**DATASET ROWS**
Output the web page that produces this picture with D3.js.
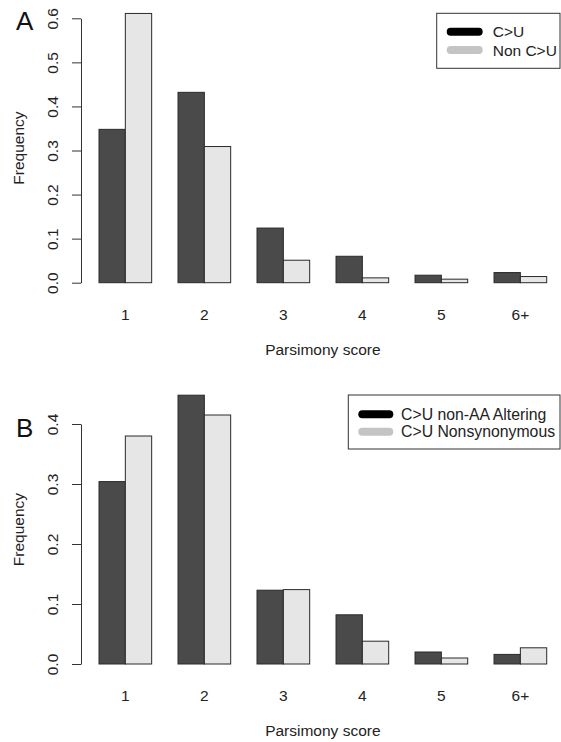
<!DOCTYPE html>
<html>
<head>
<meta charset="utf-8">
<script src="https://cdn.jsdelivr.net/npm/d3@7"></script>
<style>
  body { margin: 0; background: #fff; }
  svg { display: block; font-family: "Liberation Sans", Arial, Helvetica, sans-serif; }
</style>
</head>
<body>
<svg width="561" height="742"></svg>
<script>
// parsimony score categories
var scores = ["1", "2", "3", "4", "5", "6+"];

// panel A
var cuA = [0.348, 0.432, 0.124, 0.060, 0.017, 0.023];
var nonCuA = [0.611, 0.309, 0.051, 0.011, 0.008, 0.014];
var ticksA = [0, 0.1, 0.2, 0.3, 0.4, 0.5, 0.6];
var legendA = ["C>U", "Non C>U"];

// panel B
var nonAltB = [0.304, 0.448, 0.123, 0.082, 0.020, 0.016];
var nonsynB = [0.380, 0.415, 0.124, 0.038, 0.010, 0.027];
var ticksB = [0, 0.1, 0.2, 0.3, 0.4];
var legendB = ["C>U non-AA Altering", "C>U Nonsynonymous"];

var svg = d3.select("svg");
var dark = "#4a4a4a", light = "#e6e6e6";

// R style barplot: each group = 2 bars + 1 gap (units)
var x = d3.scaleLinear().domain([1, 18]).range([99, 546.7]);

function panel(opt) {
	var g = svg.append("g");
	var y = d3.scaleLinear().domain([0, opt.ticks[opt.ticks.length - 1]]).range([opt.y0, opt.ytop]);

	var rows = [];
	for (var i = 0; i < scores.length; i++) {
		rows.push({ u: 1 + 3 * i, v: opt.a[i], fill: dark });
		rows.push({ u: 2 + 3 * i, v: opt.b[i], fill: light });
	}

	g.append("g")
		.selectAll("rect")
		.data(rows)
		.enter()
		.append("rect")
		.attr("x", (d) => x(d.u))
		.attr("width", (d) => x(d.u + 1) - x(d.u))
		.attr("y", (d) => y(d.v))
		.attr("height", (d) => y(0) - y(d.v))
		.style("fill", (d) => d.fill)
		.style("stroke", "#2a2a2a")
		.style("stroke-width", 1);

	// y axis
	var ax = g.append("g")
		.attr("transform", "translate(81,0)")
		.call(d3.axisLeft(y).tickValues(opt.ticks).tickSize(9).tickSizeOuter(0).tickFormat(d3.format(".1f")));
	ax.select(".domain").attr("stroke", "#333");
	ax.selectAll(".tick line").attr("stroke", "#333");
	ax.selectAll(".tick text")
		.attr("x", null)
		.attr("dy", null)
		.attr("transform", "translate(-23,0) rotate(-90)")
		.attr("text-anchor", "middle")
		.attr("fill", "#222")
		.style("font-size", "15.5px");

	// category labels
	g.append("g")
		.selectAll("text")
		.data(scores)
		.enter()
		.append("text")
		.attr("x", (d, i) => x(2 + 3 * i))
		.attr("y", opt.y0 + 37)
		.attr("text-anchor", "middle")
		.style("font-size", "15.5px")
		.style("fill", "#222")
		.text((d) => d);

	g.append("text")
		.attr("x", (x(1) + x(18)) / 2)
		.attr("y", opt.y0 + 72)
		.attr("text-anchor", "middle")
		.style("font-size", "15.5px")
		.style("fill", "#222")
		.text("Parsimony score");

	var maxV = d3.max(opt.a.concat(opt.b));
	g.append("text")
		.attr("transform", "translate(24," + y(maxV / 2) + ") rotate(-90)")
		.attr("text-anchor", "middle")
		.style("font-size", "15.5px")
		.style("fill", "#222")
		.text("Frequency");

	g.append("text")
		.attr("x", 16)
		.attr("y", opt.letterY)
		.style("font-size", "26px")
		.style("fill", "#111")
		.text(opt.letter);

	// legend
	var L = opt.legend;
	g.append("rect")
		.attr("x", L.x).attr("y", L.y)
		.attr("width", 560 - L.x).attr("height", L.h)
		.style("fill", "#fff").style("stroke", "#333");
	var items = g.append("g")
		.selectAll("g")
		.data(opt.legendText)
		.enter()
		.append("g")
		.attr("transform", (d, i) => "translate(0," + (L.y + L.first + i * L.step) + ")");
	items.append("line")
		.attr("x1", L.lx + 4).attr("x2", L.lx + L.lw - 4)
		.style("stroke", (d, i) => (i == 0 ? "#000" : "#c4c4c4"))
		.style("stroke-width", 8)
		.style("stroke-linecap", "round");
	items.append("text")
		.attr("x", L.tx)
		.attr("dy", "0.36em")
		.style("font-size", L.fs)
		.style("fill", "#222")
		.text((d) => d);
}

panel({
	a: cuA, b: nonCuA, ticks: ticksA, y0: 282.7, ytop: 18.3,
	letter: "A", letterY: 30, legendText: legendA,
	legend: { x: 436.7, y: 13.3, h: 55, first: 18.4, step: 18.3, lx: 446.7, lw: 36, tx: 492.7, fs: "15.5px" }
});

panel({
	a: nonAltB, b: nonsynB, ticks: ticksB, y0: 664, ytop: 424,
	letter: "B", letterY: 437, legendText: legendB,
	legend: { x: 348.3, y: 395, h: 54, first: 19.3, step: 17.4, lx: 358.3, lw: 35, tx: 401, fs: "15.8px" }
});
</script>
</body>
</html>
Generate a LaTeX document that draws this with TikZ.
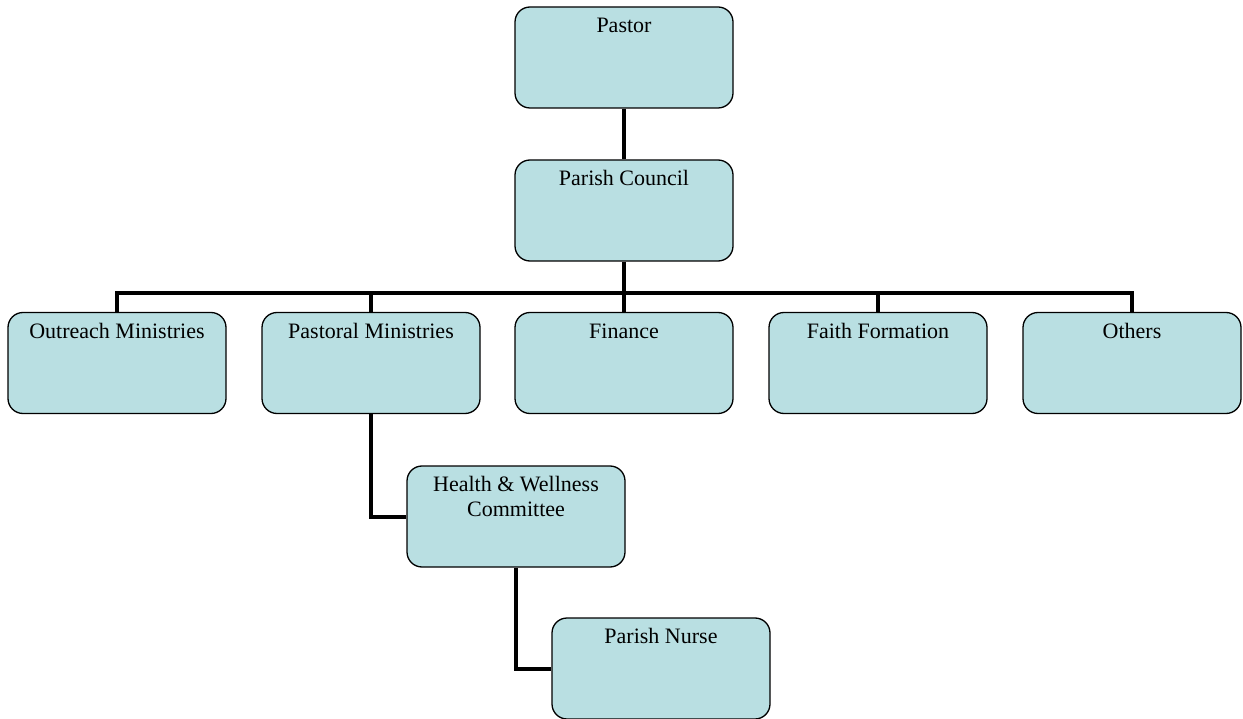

**AIM OF THE EXERCISE**
Gather up every line in the data above that contains the word "with", copying each one.

**CORRECT ANSWER**
Output the web page that produces this picture with D3.js.
Generate a LaTeX document that draws this with TikZ.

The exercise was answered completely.